Il est vrai, dit le chroniqueur, que les femmes voulaient « reconnaître le champ de bataille avant de choisir leurs armes ».
Concerts donnés, dans les théâtres ou les salles de concerts, par les grandes formations orchestrales : la Société de musique de Lille de Maurice Maquet qui, en 1900, dirige trois cents exécutants ; la Société philharmonique de Douai, dont les concerts annuels du lundi d’Gayant, lors de la fête communal, ont porté loin sa réputation ; la Grande Harmonie de Roubaix, fondée en 1820, dont les chefs de pupitres et les musiciens sont passés par le conservatoire de la ville ou y enseignent.
Concert des kiosques, les soirs d’été ou le dimanche ; concerts donnés par les pompiers, dans la cour de leur caserne ; concerts militaires avant la retraite du soir ; concerts du Casino de Dunkerque ou de Boulogne. Et Puis musiques des bastringues et des brasseries de l’Alcazar ou des Variétés, où déjà apparaissent, à côté du piano mécanique, les accordéonistes qui sont souvent des ouvris d’fabrique épatant le public parce qu’ils jouent sans cahier d’musique.
Accordéon nostalgique qui, peu à peu, fait oublier l’orgue de Barbarie qui, par tous les temps, annonçait l’arrivée du dimanche en jouant la Valse des Adieux ou le Misere du Trouvère.
Oh ! bien sûr, le public du Nord aime la musique « solide », celle du répertoire. Un Albert Roussel, pourtant Tourquennois, n’aurait que peu de chance, par sa fluide musique parente de l’écriture de Debussy, de le charmer.
Des milliers de cœurs ont battu, des milliers d’yeux se sont mouillés par la grâce des Proscrits de Gevaert, de l’Aurore de Clément, de la Dame blanche de Boieldieu, de la Martha de Flotow, des Mémoires d’un papillon de Reimbault, des Francs-juges de Berlioz,. Sans oublier les mosaÏques et fantaisies tirées du Trouvère, de Lucie de Lammermoor, de Zampa ou de l’inévitable Poète et Paysan…
Aux instruments – qui coûtent cher et dont l’emploi suppose formation et loisirs – le peuple préfère la chanson, l’canchon.

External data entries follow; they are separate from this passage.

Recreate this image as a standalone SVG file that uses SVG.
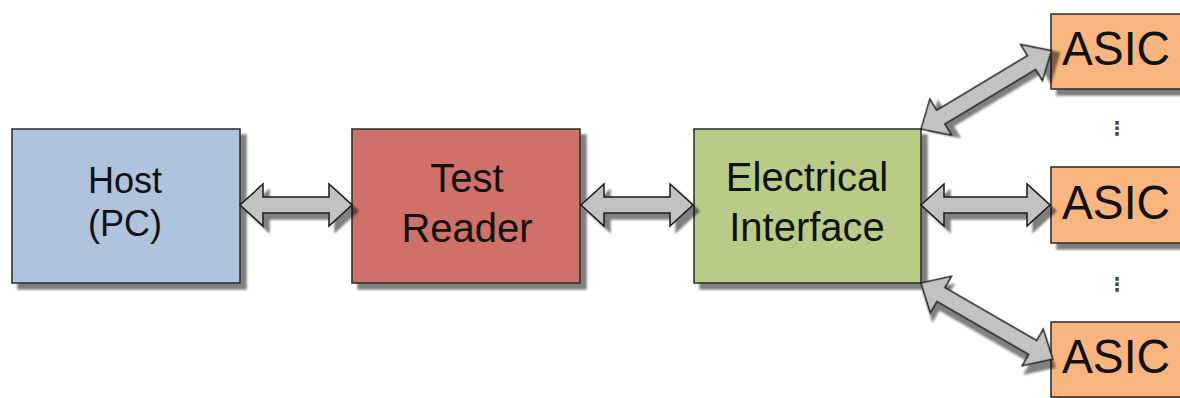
<svg xmlns="http://www.w3.org/2000/svg" width="1180" height="398" viewBox="0 0 1180 398">
<style>
.box{stroke:#2a2a2a;stroke-width:1.5;filter:url(#sh)}
.host{fill:#afc3dc}
.reader{fill:#cf6f69}
.elec{fill:#b8cc87}
.asic{fill:#f8b57d}
.lbl{font-family:"Liberation Sans",Arial,sans-serif;fill:#111;text-anchor:middle}
.asict{font-family:"Liberation Sans",Arial,sans-serif;fill:#111;font-size:48px}
.arrow{fill:#c2c2c2;stroke:#1a1a1a;stroke-width:1.5;stroke-linejoin:miter;filter:url(#sh)}
.dots{font-family:"DejaVu Sans",sans-serif;font-size:19px;font-weight:bold;fill:#444;text-anchor:middle}
</style>
<defs>
<filter id="sh" x="-10%" y="-20%" width="130%" height="150%">
<feGaussianBlur in="SourceAlpha" stdDeviation="1.2"/>
<feOffset dx="6" dy="6" result="o"/>
<feComponentTransfer><feFuncA type="linear" slope="0.5"/></feComponentTransfer>
<feMerge><feMergeNode/><feMergeNode in="SourceGraphic"/></feMerge>
</filter>
</defs>
<rect width="1180" height="398" fill="#fff"/>
<g id="host">
<rect class="box host" x="12" y="129" width="228" height="154"/>
<text class="lbl" x="125" y="193" font-size="36">Host</text>
<text class="lbl" x="125" y="236" font-size="36">(PC)</text>
</g>
<g id="reader">
<rect class="box reader" x="352" y="129" width="228" height="154"/>
<text class="lbl" x="467" y="192" font-size="40">Test</text>
<text class="lbl" x="467" y="242" font-size="40">Reader</text>
</g>
<g id="elec">
<rect class="box elec" x="694" y="129" width="227" height="154"/>
<text class="lbl" x="807" y="191" font-size="40">Electrical</text>
<text class="lbl" x="807" y="241" font-size="40">Interface</text>
</g>
<g id="asic1">
<rect class="box asic" x="1051" y="14" width="140" height="75"/>
<text class="asict" x="1062" y="65" textLength="108" lengthAdjust="spacingAndGlyphs">ASIC</text>
</g>
<g id="asic2">
<rect class="box asic" x="1051" y="167" width="140" height="76"/>
<text class="asict" x="1062" y="219" textLength="108" lengthAdjust="spacingAndGlyphs">ASIC</text>
</g>
<g id="asic3">
<rect class="box asic" x="1051" y="322" width="140" height="75"/>
<text class="asict" x="1062" y="373" textLength="108" lengthAdjust="spacingAndGlyphs">ASIC</text>
</g>
<g id="ellipses">
<text class="dots" x="1117" y="135">⋮</text>
<text class="dots" x="1117" y="291">⋮</text>
</g>
<g id="connectors">
<polygon class="arrow" transform="translate(240,205)" points="0,0 23,-21 23,-8 89,-8 89,-21 112,0 89,21 89,8 23,8 23,21"/>
<polygon class="arrow" transform="translate(581,205)" points="0,0 23,-21 23,-8 89,-8 89,-21 112,0 89,21 89,8 23,8 23,21"/>
<polygon class="arrow" transform="translate(921,205)" points="0,0 23,-21 23,-8 106,-8 106,-21 129,0 106,21 106,8 23,8 23,21"/>
<polygon class="arrow" transform="translate(921,129) rotate(-31)" points="0,0 23,-21 23,-8 129,-8 129,-21 152,0 129,21 129,8 23,8 23,21"/>
<polygon class="arrow" transform="translate(921,283) rotate(30)" points="0,0 23,-21 23,-8 129,-8 129,-21 152,0 129,21 129,8 23,8 23,21"/>
</g>
</svg>
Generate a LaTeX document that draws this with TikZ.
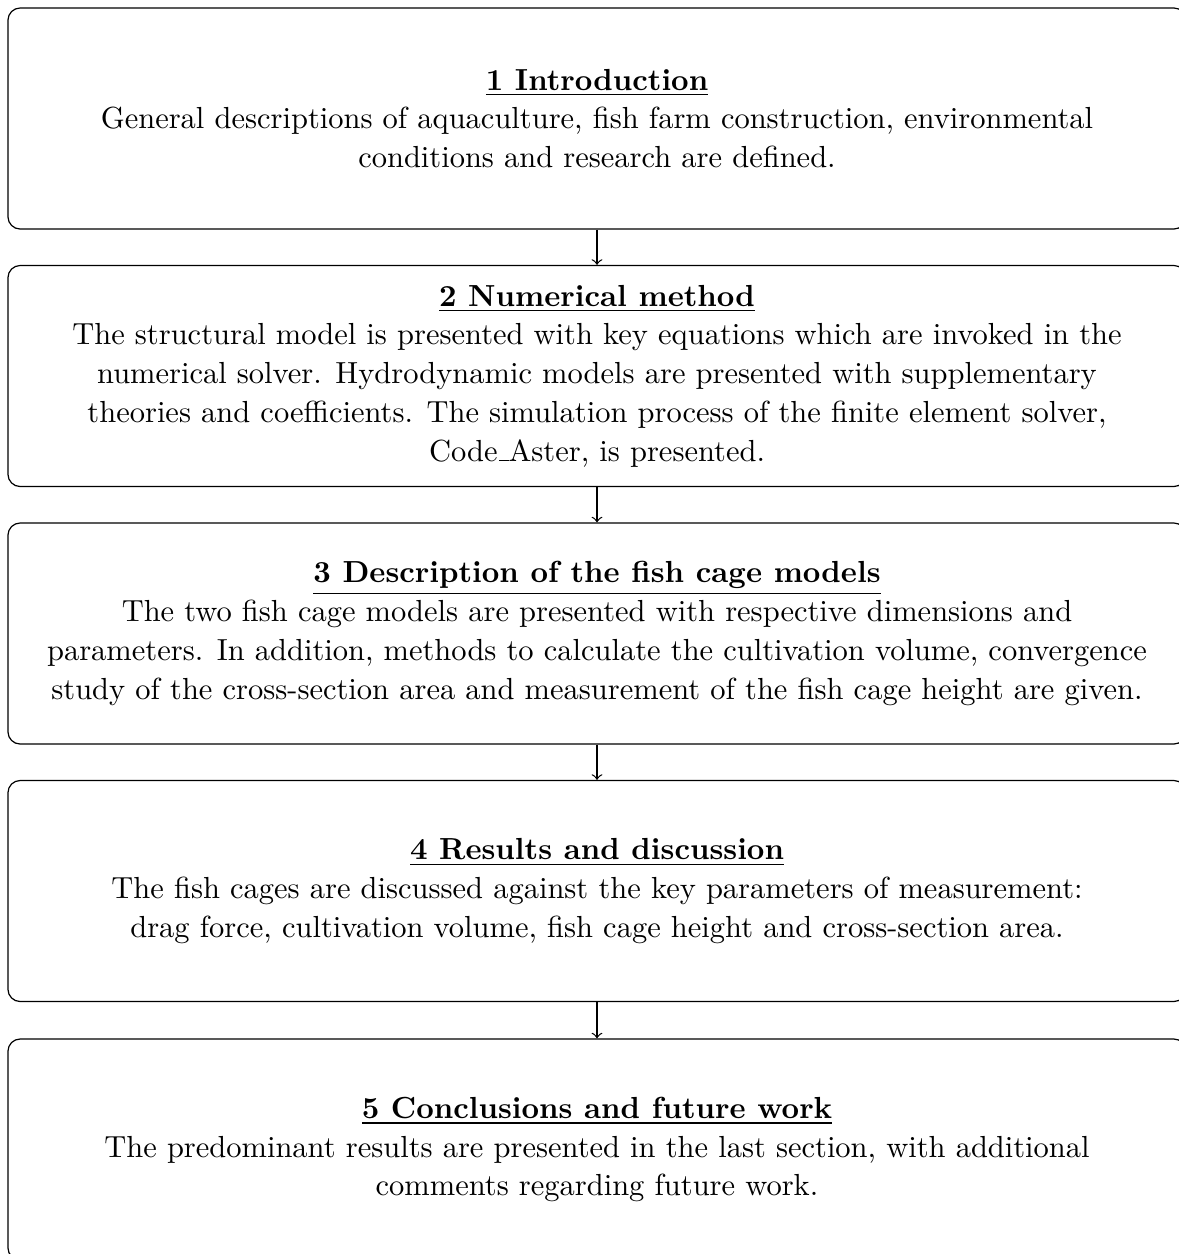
\documentclass[tikz,border=0pt]{standalone}
\usetikzlibrary{arrows}
\tikzset{
  secbox/.style={draw, rounded corners=4pt, minimum width=386.4pt, minimum height=72.5pt, align=center, inner sep=0pt, font=\fontsize{10}{12.7}\selectfont},
  link/.style={->, >=to}
}
\newcommand{\lowrule}{\leavevmode\kern.06em\vbox{\hrule width.3em}}
\begin{document}
\begin{tikzpicture}[x=0.328pt, y=-0.328pt]
\useasboundingbox (0,0) rectangle (1179,1254);
\node[secbox] (s1) at (597,118.5) {\underline{\textbf{1 Introduction}}\\
General descriptions of aquaculture, fish farm construction, environmental\\
conditions and research are defined.};
\node[secbox] (s2) at (597,376) {\underline{\textbf{2 Numerical method}}\\
The structural model is presented with key equations which are invoked in the\\
numerical solver. Hydrodynamic models are presented with supplementary\\
theories and coefficients. The simulation process of the finite element solver,\\
Code\lowrule Aster, is presented.};
\node[secbox] (s3) at (597,633.5) {\underline{\textbf{3 Description of the fish cage models}}\\
The two fish cage models are presented with respective dimensions and\\
parameters. In addition, methods to calculate the cultivation volume, convergence\\
study of the cross-section area and measurement of the fish cage height are given.};
\node[secbox] (s4) at (597,891) {\underline{\textbf{4 Results and discussion}}\\
The fish cages are discussed against the key parameters of measurement:\\
drag force, cultivation volume, fish cage height and cross-section area.};
\node[secbox] (s5) at (597,1149.5) {\underline{\textbf{5 Conclusions and future work}}\\
The predominant results are presented in the last section, with additional\\
comments regarding future work.};
\draw[link] (s1) -- (s2);
\draw[link] (s2) -- (s3);
\draw[link] (s3) -- (s4);
\draw[link] (s4) -- (s5);
\end{tikzpicture}
\end{document}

On chante partout et en toutes occasions. On chante à la maison, au cabaret, dans les chorales laïques ou religieuses, dans les sociétés bachiques. On chante en mangeant, en buvant, en se promenant, en travaillant :
I faut passer din l’rue des Longues’Haies :
Au long d’un jour vous intindrez t’chanter.